There's three main factors that correlate to the price of gold (see an earlier article, here), and according to long run analysis, gold is seriously overvalued by about 25 or 30% at the moment. 

The rise of geopolitical risk


It is not just the threat of inflation and tariffs that is pushing gold to all time hires. Largely untalked about, but geopolitical risk and the certainty that the west has lost in ukraine, and that the middle east is out of control, needs a heavy weighting at this time. Central Banks and Investors are pulling out of equities and paper derivatives of markets, they're unhappy with government bonds or should be as they're based on fiat currency which collapses with printing and inflation, and they're putting their money into things solid, things physical.... Perhaps banks will do well if interest rates have to rise to protect the currency, but commodities really could rise as manufacturing needs to continue in a war economy, though it's true that a following recession would dampen demand.

Trump's policies

So it's the uncertainty, the unpredictable irrationality, that Trump the aging narcissist creates and thrives upon, that's driving capital flows out of unsafe maxed-out assets and into these different physical asset classes: 

- Gold & Silver → Best safe-haven assets during war & geopolitical risk
- Oil & Gas → Strongest performers if war affects major producers
- Wheat & Agriculture → Food commodities spike in supply-chain disruptions
- Industrial Metals → Short-term gains, long-term risks if recession follows.
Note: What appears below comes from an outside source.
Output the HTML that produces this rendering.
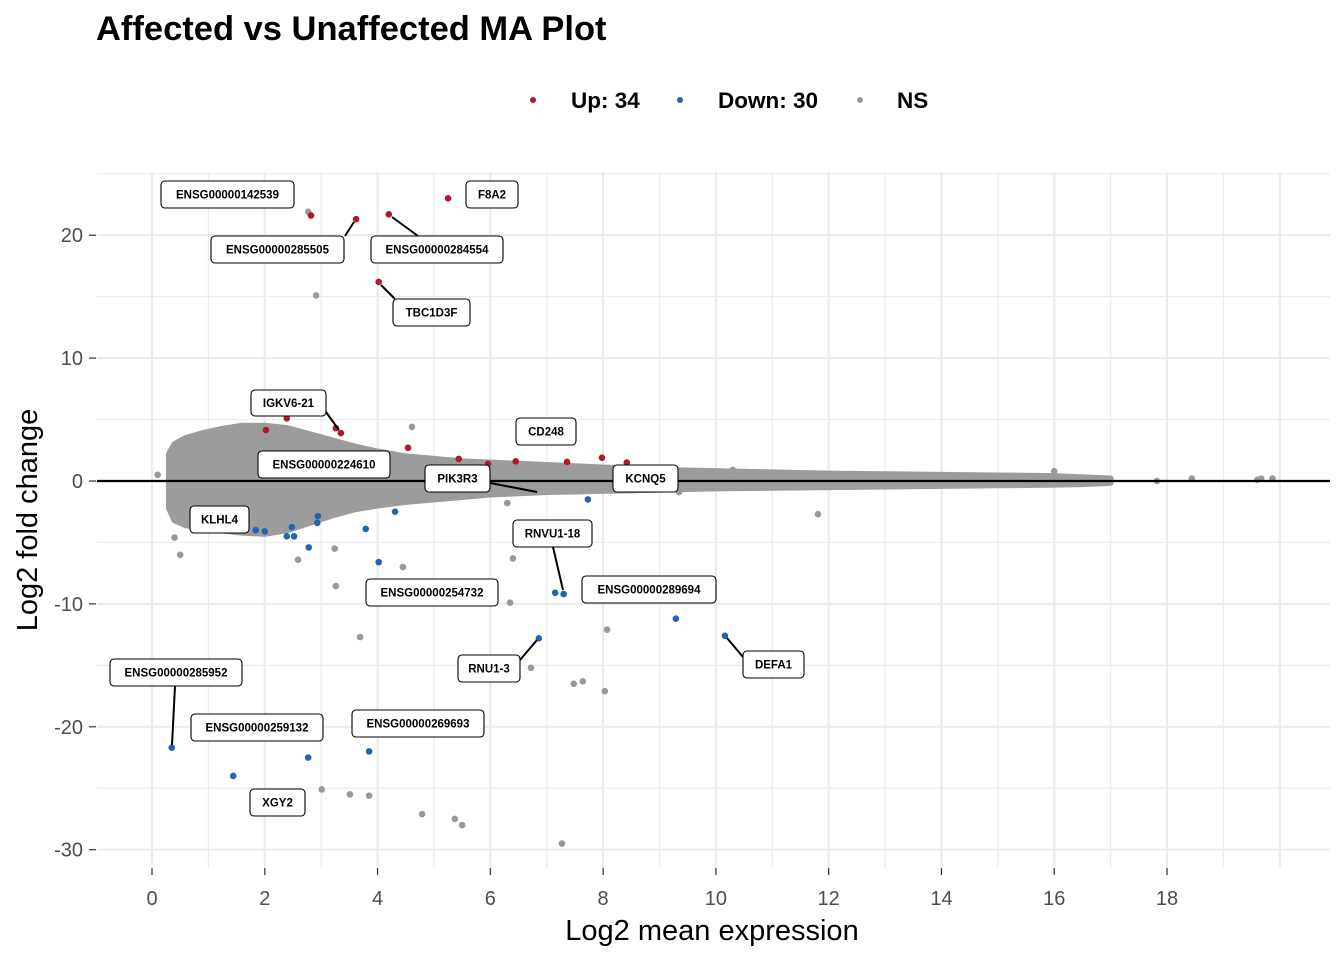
<!DOCTYPE html>
<html><head><meta charset="utf-8"><style>
body{margin:0;background:#fff;}
svg{display:block;font-family:"Liberation Sans",Arial,sans-serif;}
.lbl rect{fill:#fff;stroke:#000;stroke-width:1.1;}
.lbl text{font-size:11.5px;font-weight:bold;text-anchor:middle;fill:#000;}
</style></head><body>
<svg id="chart" width="1344" height="960" viewBox="0 0 1344 960">
<text x="96" y="40" font-size="34.5" font-weight="bold">Affected vs Unaffected MA Plot</text>
<g>
<circle cx="533" cy="100" r="3" fill="#b2182b"/>
<text x="571" y="108" font-size="22.5" font-weight="bold">Up: 34</text>
<circle cx="680" cy="100" r="3" fill="#2166ac"/>
<text x="718" y="108" font-size="22.5" font-weight="bold">Down: 30</text>
<circle cx="860" cy="100" r="3" fill="#999"/>
<text x="897" y="108" font-size="22.5" font-weight="bold">NS</text>
</g>
<g id="grid"></g>
<g id="axes"></g>
<g id="marks"></g>
<g id="labels"></g>
<text x="712" y="940" font-size="29" text-anchor="middle" fill="#000">Log2 mean expression</text>
<text transform="translate(37,520) rotate(-90)" font-size="29" text-anchor="middle" fill="#000">Log2 fold change</text>
</svg>
<script>
const xTicks=[0,2,4,6,8,10,12,14,16,18];
const yTicks=[20,10,0,-10,-20,-30];
const envX=[0.3,0.4,0.6,0.9,1.2,1.6,2.0,2.4,2.8,3.2,3.6,4.0,4.5,5,5.5,6,6.5,7,7.5,8,8.5,9,10,11,12,13,14,15,16,16.5,17];
const envUpper=[2.2,3.0,3.5,3.9,4.2,4.5,4.5,4.3,3.8,3.3,2.8,2.4,2.0,1.8,1.6,1.5,1.4,1.3,1.2,1.1,1.0,0.9,0.8,0.7,0.6,0.55,0.5,0.45,0.4,0.3,0.2];
const envLower=[-2.2,-3.2,-3.6,-3.8,-4.0,-4.2,-4.3,-4.0,-3.4,-2.8,-2.3,-2.0,-1.7,-1.5,-1.3,-1.1,-1.0,-0.9,-0.85,-0.8,-0.75,-0.7,-0.6,-0.55,-0.5,-0.45,-0.4,-0.35,-0.3,-0.25,-0.15];
const nsX=[2.77,2.91,3.24,3.69,6.35,8.07,6.72,7.48,7.64,8.03,3.01,3.51,3.85,4.79,5.37,5.50,7.27,3.26,4.45,6.4,11.81,16.0,17.82,18.44,19.6,19.67,19.87,4.61,0.5,0.4,2.59,0.1,9.35,10.3,6.3,5.0];
const nsY=[21.9,15.1,-5.5,-12.7,-9.9,-12.1,-15.2,-16.5,-16.3,-17.1,-25.1,-25.5,-25.6,-27.1,-27.5,-28.0,-29.5,-8.55,-7.0,-6.3,-2.7,0.8,0,0.2,0.1,0.2,0.2,4.4,-6.0,-4.6,-6.4,0.5,-0.9,0.9,-1.8,1.1];
const upX=[2.82,3.62,4.20,5.25,4.02,3.35,3.26,2.39,2.02,4.54,5.44,6.45,7.36,7.98,8.42,5.96];
const upY=[21.6,21.3,21.7,23.0,16.2,3.9,4.3,5.1,4.15,2.7,1.8,1.6,1.55,1.9,1.5,1.4];
const downX=[0.35,1.44,2.77,3.85,4.02,3.79,4.31,7.15,7.30,6.86,9.29,10.16,7.73,2.94,2.78,2.52,2.39,2.48,1.84,2.0,2.93];
const downY=[-21.7,-24.0,-22.5,-22.0,-6.6,-3.9,-2.5,-9.1,-9.2,-12.8,-11.2,-12.6,-1.5,-2.85,-5.4,-4.5,-4.5,-3.75,-4.0,-4.1,-3.4];
const labelText=["ENSG00000142539","F8A2","ENSG00000285505","ENSG00000284554","TBC1D3F","IGKV6-21","CD248","ENSG00000224610","PIK3R3","KCNQ5","KLHL4","RNVU1-18","ENSG00000289694","ENSG00000254732","RNU1-3","DEFA1","ENSG00000285952","ENSG00000259132","ENSG00000269693","XGY2"];
const labelBox=[[161,181,294,208],[466,181,518,208],[211,236,344,263],[371,236,503,263],[393,299,470,326],[251,390,326,416],[516,418,576,445],[258,451,390,478],[425,465,490,492],[613,465,678,492],[190,506,249,533],[513,520,592,547],[582,576,716,603],[366,579,498,606],[458,655,520,682],[743,651,804,678],[110,659,242,686],[191,714,323,741],[352,710,484,737],[250,789,305,816]];
const leaders=[[345,236,354,222],[418,236,392,217],[395,299,381,285],[326,412,339,430],[490,483,537,492],[553,547,563,590],[520,660,537,640],[743,657,727,638],[175,686,172,745]];

const NS="http://www.w3.org/2000/svg";
const L=97,R=1330,T=172,B=868;
const sx=v=>152+v*56.39;
const sy=v=>481-v*12.29;
function mk(tag,attrs,parent){const e=document.createElementNS(NS,tag);for(const k in attrs)e.setAttribute(k,attrs[k]);parent.appendChild(e);return e;}
const grid=document.getElementById('grid'),axes=document.getElementById('axes'),marks=document.getElementById('marks'),labels=document.getElementById('labels');
for(let v=-1;v<=21;v+=2){const x=sx(v);if(x<L||x>R)continue;const g=mk('line',{x1:x,x2:x,y1:T,y2:B,stroke:'#ececec','stroke-width':1.2},grid);}
for(let v=-35;v<=25;v+=10){const y=sy(v);if(y<T||y>B)continue;const g=mk('line',{x1:L,x2:R,y1:y,y2:y,stroke:'#ececec','stroke-width':1.2},grid);}
for(const v of [20,22]){const x=sx(v);if(x<=R){const g=mk('line',{x1:x,x2:x,y1:T,y2:B,stroke:'#ebebeb','stroke-width':2.2},grid);}}
xTicks.forEach(v=>{const x=sx(v);
const g=mk('line',{x1:x,x2:x,y1:T,y2:B,stroke:'#ebebeb','stroke-width':2.2},grid);
const t=mk('line',{x1:x,x2:x,y1:B,y2:B+7,stroke:'#333','stroke-width':1.2},axes);
const tx=mk('text',{x:x,y:905,'font-size':20,'text-anchor':'middle',fill:'#4d4d4d'},axes);tx.textContent=v;});
yTicks.forEach(v=>{const y=sy(v);
const g=mk('line',{x1:L,x2:R,y1:y,y2:y,stroke:'#ebebeb','stroke-width':2.2},grid);
const t=mk('line',{x1:89,x2:96,y1:y,y2:y,stroke:'#333','stroke-width':1.2},axes);
const tx=mk('text',{x:83,y:y+7,'font-size':20,'text-anchor':'end',fill:'#4d4d4d'},axes);tx.textContent=v;});
let pts=envX.map((v,i)=>sx(v)+','+sy(envUpper[i]));
for(let i=envX.length-1;i>=0;i--)pts.push(sx(envX[i])+','+sy(envLower[i]));
const cloud=mk('polygon',{points:pts.join(' '),fill:'#9c9c9c',stroke:'#9c9c9c','stroke-width':6,'stroke-linejoin':'round'},marks);


nsX.forEach((v,i)=>{const c=mk('circle',{cx:sx(v),cy:sy(nsY[i]),r:3.3,fill:'#999'},marks);});
const zl=mk('line',{x1:L,x2:R,y1:sy(0),y2:sy(0),stroke:'#000','stroke-width':2.2},marks);


upX.forEach((v,i)=>{const c=mk('circle',{cx:sx(v),cy:sy(upY[i]),r:3.3,fill:'#b2182b'},marks);});
downX.forEach((v,i)=>{const c=mk('circle',{cx:sx(v),cy:sy(downY[i]),r:3.3,fill:'#2166ac'},marks);});
leaders.forEach(l=>{const e=mk('line',{x1:l[0],y1:l[1],x2:l[2],y2:l[3],stroke:'#000','stroke-width':2},labels);});
labelText.forEach((s,i)=>{const b=labelBox[i];const g=mk('g',{class:'lbl'},labels);
mk('rect',{x:b[0],y:b[1],width:b[2]-b[0],height:b[3]-b[1],rx:4},g);
const t=mk('text',{x:(b[0]+b[2])/2,y:(b[1]+b[3])/2+4},g);t.textContent=s;});
</script>
</body></html>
Maybe mag7 earnings will continue to please on the upside... But what if they don't?

Can this uncertainty be mitigated away

I don't think this uncertainty is going to get mitigated away this year and I don't think change is unfolding in favour of Western markets. I mean, Trump is not simply tinkering with the system as new governments normally do. We are looking at major disruption, transformative change, big idea change - with little evidence of forethought and planning. The deep state that pushes across the decades for coherence and continuity, seems to have gone in America at least, Trump has overcome it, and that just leaves the Fed as the only consistent attempt to manage all this.

Factor's holding back the price of gold

If the risk of war seems to be driving the price of gold, what might work against the rise of gold?

Capital controls are governments trying to prevent a run on their currency. In the case of gold, I imagine that governments would oblige holders of these - and probably all assets - to register their holdings centrally. A national wealth inventory, a register of who owns what, that goes beyond financial numbers in the banks and into the physical holdings of the people.

This would be a further development of the cashless economy.

And after that? Once they've got everything you own on a central register, they'd tokenise it, meaning there'd be quotas, meaning there'd be taxes and confiscations, or at the least, you wouldn't be able to buy gold anymore.

I don't understand digital gold, but take care because war creates uncertainty and volatility in property prices:

- Local wars cause prices to collapse locally
- Global wars drive investors to safe-haven real estate markets like London and Edinburgh
- Higher inflation & interest rates can depress housing demand
- Supply chains start to fail, construction costs rise, new supply is hit, this could be expected to support prices in those stable markets.